__What the task asks__:
Go through the records and give each one again exactly.

__Records to use__:
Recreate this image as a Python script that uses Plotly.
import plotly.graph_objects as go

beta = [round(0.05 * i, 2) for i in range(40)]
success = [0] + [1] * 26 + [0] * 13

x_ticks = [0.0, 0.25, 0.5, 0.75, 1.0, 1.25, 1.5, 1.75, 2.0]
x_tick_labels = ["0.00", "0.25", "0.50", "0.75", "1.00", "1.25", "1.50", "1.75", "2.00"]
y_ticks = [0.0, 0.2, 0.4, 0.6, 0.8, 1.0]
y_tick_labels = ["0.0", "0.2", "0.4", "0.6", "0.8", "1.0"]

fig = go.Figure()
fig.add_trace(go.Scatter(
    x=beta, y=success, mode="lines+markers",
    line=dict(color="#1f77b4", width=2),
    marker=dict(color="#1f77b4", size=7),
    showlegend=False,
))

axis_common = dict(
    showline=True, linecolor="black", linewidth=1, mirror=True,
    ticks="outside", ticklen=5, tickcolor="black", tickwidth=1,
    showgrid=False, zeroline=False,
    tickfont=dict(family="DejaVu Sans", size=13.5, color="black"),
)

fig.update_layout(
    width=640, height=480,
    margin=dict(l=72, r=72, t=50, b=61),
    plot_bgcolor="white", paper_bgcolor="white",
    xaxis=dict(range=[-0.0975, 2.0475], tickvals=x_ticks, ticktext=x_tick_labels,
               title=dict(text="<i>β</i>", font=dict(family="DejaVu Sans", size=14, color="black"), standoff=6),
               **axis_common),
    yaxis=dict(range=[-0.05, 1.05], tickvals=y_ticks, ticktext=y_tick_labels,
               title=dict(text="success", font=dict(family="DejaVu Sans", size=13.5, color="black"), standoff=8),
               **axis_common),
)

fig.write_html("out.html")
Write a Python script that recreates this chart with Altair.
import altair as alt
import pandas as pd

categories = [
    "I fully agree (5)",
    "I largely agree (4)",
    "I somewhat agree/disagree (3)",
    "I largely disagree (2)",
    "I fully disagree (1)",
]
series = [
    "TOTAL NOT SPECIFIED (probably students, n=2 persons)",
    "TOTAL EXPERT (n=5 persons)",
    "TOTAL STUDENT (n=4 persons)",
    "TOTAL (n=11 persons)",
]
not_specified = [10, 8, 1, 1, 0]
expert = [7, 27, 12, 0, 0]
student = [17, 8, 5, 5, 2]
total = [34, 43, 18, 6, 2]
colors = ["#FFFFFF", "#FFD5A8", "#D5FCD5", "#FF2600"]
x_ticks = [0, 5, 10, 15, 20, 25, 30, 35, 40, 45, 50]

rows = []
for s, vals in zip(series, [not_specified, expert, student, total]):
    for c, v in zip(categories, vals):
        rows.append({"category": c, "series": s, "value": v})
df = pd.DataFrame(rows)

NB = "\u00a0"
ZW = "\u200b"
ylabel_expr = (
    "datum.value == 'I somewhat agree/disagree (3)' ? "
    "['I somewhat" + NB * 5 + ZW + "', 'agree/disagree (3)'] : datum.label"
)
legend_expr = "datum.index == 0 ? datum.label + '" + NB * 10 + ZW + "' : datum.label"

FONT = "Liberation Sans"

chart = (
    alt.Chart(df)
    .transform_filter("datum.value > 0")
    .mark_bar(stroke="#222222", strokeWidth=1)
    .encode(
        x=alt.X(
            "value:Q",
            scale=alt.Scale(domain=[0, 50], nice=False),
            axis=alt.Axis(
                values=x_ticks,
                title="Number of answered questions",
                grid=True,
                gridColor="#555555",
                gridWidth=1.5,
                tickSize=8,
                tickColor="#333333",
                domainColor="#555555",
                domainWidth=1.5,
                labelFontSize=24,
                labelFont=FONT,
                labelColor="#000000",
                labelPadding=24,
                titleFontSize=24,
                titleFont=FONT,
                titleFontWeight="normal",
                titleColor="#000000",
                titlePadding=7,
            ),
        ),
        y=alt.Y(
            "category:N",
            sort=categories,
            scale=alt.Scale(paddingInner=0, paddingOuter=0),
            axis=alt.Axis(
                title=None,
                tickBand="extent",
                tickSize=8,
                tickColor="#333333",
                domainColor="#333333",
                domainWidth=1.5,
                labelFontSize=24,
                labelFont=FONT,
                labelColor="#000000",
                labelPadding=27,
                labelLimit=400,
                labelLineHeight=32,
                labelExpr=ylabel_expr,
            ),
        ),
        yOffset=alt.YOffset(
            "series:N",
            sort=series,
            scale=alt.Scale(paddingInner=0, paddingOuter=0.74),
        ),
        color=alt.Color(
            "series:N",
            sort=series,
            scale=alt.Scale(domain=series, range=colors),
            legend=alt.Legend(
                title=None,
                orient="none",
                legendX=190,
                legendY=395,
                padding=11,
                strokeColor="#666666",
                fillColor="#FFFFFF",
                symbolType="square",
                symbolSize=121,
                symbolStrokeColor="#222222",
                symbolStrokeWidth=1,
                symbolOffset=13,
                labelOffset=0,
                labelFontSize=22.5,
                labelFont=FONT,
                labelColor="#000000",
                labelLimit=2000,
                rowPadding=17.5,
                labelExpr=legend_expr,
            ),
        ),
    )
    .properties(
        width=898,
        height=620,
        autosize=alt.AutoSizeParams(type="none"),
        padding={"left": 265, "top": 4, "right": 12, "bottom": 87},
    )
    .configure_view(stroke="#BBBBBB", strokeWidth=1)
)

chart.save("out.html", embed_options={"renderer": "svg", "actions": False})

__Answer below__:
Recreate this image as a Python script that uses Plotly.
import plotly.graph_objects as go

beta = [round(0.05 * i, 2) for i in range(40)]
success = [0] + [1] * 26 + [0] * 13

x_ticks = [0.0, 0.25, 0.5, 0.75, 1.0, 1.25, 1.5, 1.75, 2.0]
x_tick_labels = ["0.00", "0.25", "0.50", "0.75", "1.00", "1.25", "1.50", "1.75", "2.00"]
y_ticks = [0.0, 0.2, 0.4, 0.6, 0.8, 1.0]
y_tick_labels = ["0.0", "0.2", "0.4", "0.6", "0.8", "1.0"]

fig = go.Figure()
fig.add_trace(go.Scatter(
    x=beta, y=success, mode="lines+markers",
    line=dict(color="#1f77b4", width=2),
    marker=dict(color="#1f77b4", size=7),
    showlegend=False,
))

axis_common = dict(
    showline=True, linecolor="black", linewidth=1, mirror=True,
    ticks="outside", ticklen=5, tickcolor="black", tickwidth=1,
    showgrid=False, zeroline=False,
    tickfont=dict(family="DejaVu Sans", size=13.5, color="black"),
)

fig.update_layout(
    width=640, height=480,
    margin=dict(l=72, r=72, t=50, b=61),
    plot_bgcolor="white", paper_bgcolor="white",
    xaxis=dict(range=[-0.0975, 2.0475], tickvals=x_ticks, ticktext=x_tick_labels,
               title=dict(text="<i>β</i>", font=dict(family="DejaVu Sans", size=14, color="black"), standoff=6),
               **axis_common),
    yaxis=dict(range=[-0.05, 1.05], tickvals=y_ticks, ticktext=y_tick_labels,
               title=dict(text="success", font=dict(family="DejaVu Sans", size=13.5, color="black"), standoff=8),
               **axis_common),
)

fig.write_html("out.html")
Write a Python script that recreates this chart with Altair.
import altair as alt
import pandas as pd

categories = [
    "I fully agree (5)",
    "I largely agree (4)",
    "I somewhat agree/disagree (3)",
    "I largely disagree (2)",
    "I fully disagree (1)",
]
series = [
    "TOTAL NOT SPECIFIED (probably students, n=2 persons)",
    "TOTAL EXPERT (n=5 persons)",
    "TOTAL STUDENT (n=4 persons)",
    "TOTAL (n=11 persons)",
]
not_specified = [10, 8, 1, 1, 0]
expert = [7, 27, 12, 0, 0]
student = [17, 8, 5, 5, 2]
total = [34, 43, 18, 6, 2]
colors = ["#FFFFFF", "#FFD5A8", "#D5FCD5", "#FF2600"]
x_ticks = [0, 5, 10, 15, 20, 25, 30, 35, 40, 45, 50]

rows = []
for s, vals in zip(series, [not_specified, expert, student, total]):
    for c, v in zip(categories, vals):
        rows.append({"category": c, "series": s, "value": v})
df = pd.DataFrame(rows)

NB = "\u00a0"
ZW = "\u200b"
ylabel_expr = (
    "datum.value == 'I somewhat agree/disagree (3)' ? "
    "['I somewhat" + NB * 5 + ZW + "', 'agree/disagree (3)'] : datum.label"
)
legend_expr = "datum.index == 0 ? datum.label + '" + NB * 10 + ZW + "' : datum.label"

FONT = "Liberation Sans"

chart = (
    alt.Chart(df)
    .transform_filter("datum.value > 0")
    .mark_bar(stroke="#222222", strokeWidth=1)
    .encode(
        x=alt.X(
            "value:Q",
            scale=alt.Scale(domain=[0, 50], nice=False),
            axis=alt.Axis(
                values=x_ticks,
                title="Number of answered questions",
                grid=True,
                gridColor="#555555",
                gridWidth=1.5,
                tickSize=8,
                tickColor="#333333",
                domainColor="#555555",
                domainWidth=1.5,
                labelFontSize=24,
                labelFont=FONT,
                labelColor="#000000",
                labelPadding=24,
                titleFontSize=24,
                titleFont=FONT,
                titleFontWeight="normal",
                titleColor="#000000",
                titlePadding=7,
            ),
        ),
        y=alt.Y(
            "category:N",
            sort=categories,
            scale=alt.Scale(paddingInner=0, paddingOuter=0),
            axis=alt.Axis(
                title=None,
                tickBand="extent",
                tickSize=8,
                tickColor="#333333",
                domainColor="#333333",
                domainWidth=1.5,
                labelFontSize=24,
                labelFont=FONT,
                labelColor="#000000",
                labelPadding=27,
                labelLimit=400,
                labelLineHeight=32,
                labelExpr=ylabel_expr,
            ),
        ),
        yOffset=alt.YOffset(
            "series:N",
            sort=series,
            scale=alt.Scale(paddingInner=0, paddingOuter=0.74),
        ),
        color=alt.Color(
            "series:N",
            sort=series,
            scale=alt.Scale(domain=series, range=colors),
            legend=alt.Legend(
                title=None,
                orient="none",
                legendX=190,
                legendY=395,
                padding=11,
                strokeColor="#666666",
                fillColor="#FFFFFF",
                symbolType="square",
                symbolSize=121,
                symbolStrokeColor="#222222",
                symbolStrokeWidth=1,
                symbolOffset=13,
                labelOffset=0,
                labelFontSize=22.5,
                labelFont=FONT,
                labelColor="#000000",
                labelLimit=2000,
                rowPadding=17.5,
                labelExpr=legend_expr,
            ),
        ),
    )
    .properties(
        width=898,
        height=620,
        autosize=alt.AutoSizeParams(type="none"),
        padding={"left": 265, "top": 4, "right": 12, "bottom": 87},
    )
    .configure_view(stroke="#BBBBBB", strokeWidth=1)
)

chart.save("out.html", embed_options={"renderer": "svg", "actions": False})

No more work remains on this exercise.